Command - align-reads
Example
phg align-reads \
--index ropebwt.fmd \
--query query.fastq \
--min-smem-len 31 \
--threads 4 \
--output example.bed
Parameters
| Parameter name | Description | Default value | Required? |
|---|---|---|---|
--index |
Path to the ropebwt3 FM-index (.fmd) file used as the reference for read alignment. |
"" |
|
--query |
Input FASTQ file containing reads to align. Supports both uncompressed and .gz-compressed files. |
"" |
|
--min-smem-len |
Minimum SMEM (Super-Maximal Exact Match) length used as a seed for alignment.

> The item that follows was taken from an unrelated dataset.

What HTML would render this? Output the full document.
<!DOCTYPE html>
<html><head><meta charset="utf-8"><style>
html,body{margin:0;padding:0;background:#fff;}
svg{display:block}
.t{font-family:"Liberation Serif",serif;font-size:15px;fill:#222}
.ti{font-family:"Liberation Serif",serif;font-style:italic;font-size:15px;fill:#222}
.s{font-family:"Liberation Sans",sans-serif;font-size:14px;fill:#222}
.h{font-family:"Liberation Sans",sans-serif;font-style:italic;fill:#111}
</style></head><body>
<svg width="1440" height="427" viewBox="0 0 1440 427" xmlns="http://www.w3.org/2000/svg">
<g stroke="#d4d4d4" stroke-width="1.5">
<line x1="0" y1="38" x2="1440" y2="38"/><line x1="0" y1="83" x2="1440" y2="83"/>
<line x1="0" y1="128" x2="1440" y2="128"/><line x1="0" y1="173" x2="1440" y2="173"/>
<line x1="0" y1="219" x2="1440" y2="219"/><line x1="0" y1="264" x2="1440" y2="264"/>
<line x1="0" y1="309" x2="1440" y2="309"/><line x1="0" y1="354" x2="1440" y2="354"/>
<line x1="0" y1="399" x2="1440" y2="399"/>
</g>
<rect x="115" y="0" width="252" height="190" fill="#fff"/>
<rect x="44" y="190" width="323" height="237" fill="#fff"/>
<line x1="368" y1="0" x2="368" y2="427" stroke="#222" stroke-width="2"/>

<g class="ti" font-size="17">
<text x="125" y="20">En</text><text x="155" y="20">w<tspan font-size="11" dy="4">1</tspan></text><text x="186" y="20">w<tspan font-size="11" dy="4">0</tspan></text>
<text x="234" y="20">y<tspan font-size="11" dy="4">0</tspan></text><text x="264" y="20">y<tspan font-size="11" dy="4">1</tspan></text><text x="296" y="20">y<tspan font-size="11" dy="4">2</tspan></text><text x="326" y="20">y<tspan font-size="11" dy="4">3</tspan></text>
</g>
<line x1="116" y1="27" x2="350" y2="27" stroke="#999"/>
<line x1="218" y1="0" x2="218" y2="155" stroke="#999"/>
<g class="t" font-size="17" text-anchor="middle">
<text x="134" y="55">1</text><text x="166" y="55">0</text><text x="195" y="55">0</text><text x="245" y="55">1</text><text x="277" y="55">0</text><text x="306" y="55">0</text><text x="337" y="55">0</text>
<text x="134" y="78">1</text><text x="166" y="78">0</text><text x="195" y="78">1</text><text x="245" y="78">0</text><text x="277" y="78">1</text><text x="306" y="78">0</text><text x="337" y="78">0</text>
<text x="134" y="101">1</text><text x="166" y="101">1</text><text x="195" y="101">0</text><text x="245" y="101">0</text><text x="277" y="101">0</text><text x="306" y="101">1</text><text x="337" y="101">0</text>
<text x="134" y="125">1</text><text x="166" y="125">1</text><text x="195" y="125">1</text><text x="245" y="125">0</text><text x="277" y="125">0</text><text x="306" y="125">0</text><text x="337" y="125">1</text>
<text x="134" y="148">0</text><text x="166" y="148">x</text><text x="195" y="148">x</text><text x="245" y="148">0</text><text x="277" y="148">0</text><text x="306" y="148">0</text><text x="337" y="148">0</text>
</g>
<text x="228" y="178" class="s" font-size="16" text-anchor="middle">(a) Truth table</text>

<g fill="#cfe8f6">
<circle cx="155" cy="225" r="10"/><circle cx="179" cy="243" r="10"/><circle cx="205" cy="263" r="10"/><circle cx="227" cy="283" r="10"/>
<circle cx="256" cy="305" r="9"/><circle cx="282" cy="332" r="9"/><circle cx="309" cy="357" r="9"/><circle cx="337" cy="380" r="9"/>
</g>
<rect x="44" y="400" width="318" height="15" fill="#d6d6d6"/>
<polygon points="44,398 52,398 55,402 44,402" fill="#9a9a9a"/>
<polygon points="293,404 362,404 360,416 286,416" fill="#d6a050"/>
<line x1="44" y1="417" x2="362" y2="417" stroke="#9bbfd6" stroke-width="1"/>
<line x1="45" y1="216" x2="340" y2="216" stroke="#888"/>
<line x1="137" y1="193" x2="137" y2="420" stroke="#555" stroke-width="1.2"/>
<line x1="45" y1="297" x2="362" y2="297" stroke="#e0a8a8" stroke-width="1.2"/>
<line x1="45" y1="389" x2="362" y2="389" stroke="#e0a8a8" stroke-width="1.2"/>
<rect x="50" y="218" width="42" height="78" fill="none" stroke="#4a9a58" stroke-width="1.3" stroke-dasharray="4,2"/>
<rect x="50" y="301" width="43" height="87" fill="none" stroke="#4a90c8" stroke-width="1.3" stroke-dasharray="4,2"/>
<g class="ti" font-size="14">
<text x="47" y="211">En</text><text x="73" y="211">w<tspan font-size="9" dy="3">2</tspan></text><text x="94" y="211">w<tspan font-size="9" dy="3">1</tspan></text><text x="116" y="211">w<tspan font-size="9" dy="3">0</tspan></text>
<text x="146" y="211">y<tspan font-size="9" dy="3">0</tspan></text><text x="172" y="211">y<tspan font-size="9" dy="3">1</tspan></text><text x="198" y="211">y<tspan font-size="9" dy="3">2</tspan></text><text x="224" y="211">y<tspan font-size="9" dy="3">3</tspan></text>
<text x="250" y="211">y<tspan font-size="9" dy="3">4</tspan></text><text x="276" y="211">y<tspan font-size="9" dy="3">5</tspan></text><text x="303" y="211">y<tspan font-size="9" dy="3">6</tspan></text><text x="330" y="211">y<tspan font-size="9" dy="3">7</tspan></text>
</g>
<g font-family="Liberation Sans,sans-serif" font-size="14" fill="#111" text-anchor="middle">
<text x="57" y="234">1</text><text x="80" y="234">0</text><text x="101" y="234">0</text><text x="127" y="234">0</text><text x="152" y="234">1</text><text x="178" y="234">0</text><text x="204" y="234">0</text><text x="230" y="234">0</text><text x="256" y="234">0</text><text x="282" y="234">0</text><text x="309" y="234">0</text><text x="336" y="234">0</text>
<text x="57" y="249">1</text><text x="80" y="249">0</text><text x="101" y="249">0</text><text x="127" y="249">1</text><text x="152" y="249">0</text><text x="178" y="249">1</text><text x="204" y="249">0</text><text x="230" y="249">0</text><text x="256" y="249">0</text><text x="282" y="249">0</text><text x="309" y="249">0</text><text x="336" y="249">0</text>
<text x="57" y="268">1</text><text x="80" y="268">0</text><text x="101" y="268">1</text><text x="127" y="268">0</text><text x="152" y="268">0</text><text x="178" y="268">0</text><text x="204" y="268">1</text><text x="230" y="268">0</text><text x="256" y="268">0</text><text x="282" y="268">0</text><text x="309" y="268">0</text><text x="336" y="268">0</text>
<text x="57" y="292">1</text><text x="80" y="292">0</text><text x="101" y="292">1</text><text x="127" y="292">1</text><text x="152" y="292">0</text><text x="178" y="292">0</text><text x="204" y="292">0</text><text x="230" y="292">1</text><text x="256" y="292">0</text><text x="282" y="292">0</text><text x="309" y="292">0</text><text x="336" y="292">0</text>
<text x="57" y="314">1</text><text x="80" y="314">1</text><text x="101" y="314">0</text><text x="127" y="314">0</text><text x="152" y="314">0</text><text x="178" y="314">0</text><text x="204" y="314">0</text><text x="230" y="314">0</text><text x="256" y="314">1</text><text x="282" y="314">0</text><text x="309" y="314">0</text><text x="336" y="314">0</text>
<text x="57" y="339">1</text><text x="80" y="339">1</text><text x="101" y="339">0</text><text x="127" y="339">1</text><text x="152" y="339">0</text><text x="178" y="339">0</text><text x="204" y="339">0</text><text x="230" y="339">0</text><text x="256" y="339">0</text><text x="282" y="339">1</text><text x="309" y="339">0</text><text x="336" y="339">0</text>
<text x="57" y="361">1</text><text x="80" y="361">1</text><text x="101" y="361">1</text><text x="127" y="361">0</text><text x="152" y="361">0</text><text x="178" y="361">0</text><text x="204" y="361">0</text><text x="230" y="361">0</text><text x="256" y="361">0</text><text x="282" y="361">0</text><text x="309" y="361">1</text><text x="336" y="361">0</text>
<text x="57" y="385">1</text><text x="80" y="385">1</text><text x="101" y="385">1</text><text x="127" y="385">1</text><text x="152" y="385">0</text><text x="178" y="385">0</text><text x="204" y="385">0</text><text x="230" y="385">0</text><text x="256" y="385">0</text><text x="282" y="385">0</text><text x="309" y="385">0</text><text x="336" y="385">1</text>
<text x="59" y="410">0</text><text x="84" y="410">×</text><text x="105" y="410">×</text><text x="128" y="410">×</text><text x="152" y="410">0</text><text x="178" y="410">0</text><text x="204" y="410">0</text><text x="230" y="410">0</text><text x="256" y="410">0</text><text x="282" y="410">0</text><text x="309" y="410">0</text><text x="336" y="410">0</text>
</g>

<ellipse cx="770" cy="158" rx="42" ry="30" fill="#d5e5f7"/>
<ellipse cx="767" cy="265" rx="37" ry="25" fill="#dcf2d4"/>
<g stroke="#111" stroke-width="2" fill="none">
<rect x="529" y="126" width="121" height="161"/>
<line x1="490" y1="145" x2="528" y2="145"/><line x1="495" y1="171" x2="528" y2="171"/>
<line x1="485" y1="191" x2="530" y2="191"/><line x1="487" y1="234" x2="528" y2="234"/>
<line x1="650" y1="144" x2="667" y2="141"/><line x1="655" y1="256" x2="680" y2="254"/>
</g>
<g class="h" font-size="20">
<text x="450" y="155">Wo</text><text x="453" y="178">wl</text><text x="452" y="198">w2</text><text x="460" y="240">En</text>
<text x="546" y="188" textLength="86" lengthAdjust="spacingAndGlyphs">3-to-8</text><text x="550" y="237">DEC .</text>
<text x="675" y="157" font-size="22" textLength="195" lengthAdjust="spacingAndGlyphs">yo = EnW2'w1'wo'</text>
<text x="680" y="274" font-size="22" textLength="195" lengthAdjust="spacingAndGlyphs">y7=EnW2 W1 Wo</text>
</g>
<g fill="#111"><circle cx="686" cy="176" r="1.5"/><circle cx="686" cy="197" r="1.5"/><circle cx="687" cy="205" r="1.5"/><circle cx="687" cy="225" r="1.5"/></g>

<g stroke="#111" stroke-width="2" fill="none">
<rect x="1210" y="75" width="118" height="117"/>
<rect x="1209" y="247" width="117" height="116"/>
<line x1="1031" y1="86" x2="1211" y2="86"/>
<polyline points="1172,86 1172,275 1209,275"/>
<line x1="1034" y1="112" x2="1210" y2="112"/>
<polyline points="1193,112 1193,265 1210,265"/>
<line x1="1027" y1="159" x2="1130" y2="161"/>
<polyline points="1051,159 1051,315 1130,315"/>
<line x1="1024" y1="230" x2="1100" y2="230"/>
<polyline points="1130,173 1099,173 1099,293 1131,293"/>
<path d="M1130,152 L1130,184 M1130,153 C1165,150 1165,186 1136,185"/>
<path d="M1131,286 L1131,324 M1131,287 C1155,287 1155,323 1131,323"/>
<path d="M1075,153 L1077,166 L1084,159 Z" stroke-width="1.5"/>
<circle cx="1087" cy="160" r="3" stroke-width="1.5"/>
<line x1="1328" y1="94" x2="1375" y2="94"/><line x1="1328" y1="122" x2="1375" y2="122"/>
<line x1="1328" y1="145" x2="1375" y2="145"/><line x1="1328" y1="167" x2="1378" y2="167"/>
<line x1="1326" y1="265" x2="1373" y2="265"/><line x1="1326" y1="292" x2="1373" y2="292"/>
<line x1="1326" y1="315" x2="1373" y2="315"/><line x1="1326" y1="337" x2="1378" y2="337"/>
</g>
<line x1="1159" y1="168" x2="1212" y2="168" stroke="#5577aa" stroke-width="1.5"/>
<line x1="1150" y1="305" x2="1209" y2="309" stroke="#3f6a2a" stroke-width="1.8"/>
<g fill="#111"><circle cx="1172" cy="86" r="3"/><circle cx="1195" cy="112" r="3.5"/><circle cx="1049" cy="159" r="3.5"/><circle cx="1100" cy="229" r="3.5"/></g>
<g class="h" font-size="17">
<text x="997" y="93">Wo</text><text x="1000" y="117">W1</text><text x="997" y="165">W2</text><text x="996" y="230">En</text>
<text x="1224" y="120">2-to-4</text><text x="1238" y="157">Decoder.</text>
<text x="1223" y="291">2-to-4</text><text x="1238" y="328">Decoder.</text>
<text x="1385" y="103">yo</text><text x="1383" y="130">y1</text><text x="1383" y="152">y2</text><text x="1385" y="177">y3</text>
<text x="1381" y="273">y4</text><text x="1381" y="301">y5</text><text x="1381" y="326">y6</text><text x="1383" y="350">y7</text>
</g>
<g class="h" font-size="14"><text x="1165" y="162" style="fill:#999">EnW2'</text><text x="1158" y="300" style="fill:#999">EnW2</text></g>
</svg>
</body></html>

Larger values produce fewer but more specific matches. | 31 |
|
--threads |
Number of threads to use for parallel processing during alignment. Improves performance on multicore systems. | 1 |
|
--output |
Output file in BED format containing aligned read intervals, mapping quality, and strand information. | "" |
Create a PS4G file from ropebwt3 BED data¶
Convert a ropebwt3 BED file into a PS4G (positional support for gamete) file.
Note
This command will only work with ropebwt3 files where the reads
are aligned to the whole assembly chromosome using the
mem
command. MEMs (Maximal Exact Matches) are used
to determine what the optimal mappping is. One downside to this
approach is that if a SNP is in the middle of the read, the
mappings will be ignored. We may integrate running this in
conjunction with ropebwt3's Burrows-Wheeler Aligner's Smith-Waterman Alignment (BWA-SW)
approach (i.e., the sw
command) in a future update.
Command - convert-ropebwt2-ps4g-file
Example
phg convert-ropebwt2-ps4g-file \
--ropebwt-bed /data/alignments/sample.mem.bed \
--output-dir /results/ps4g \
--spline-knot-dir /refs/spline_knots \
--min-mem-length 148 \
--max-num-hits 50 \
--sort-positions
Parameters
| Parameter name | Description | Default value | Required? |
|---|---|---|---|
--ropebwt-bed |
Path to the RopeBWT3 BED file (MEM hits per read) to convert into PS4G. | "" |
|
--output-dir |
Output directory where the generated PS4G file will be written. | "" |
|
--spline-knot-dir |
Directory containing Spline Knot lookup files (per contig / sample) used to transform MEM positions into consensus PS4G positions. | "" |
|
--min-mem-length |
Minimum length of a match (MEM) to be considered for consensus. Shorter MEMs are ignored. | 148 |
|
--max-num-hits |
Maximum total number of hits allowed (sum across best MEMs). If a read hits more haplotypes than this, it is ignored. | 50 |
|
--sort-positions |
Sort positions in the resulting PS4G file. Use --no-sort-positions to disable. |
true |
Note
ropebwt3 can hit more than the value provided in the
--max-num-hits parameter but any alignment hitting more
haplotypes than this will be ignored.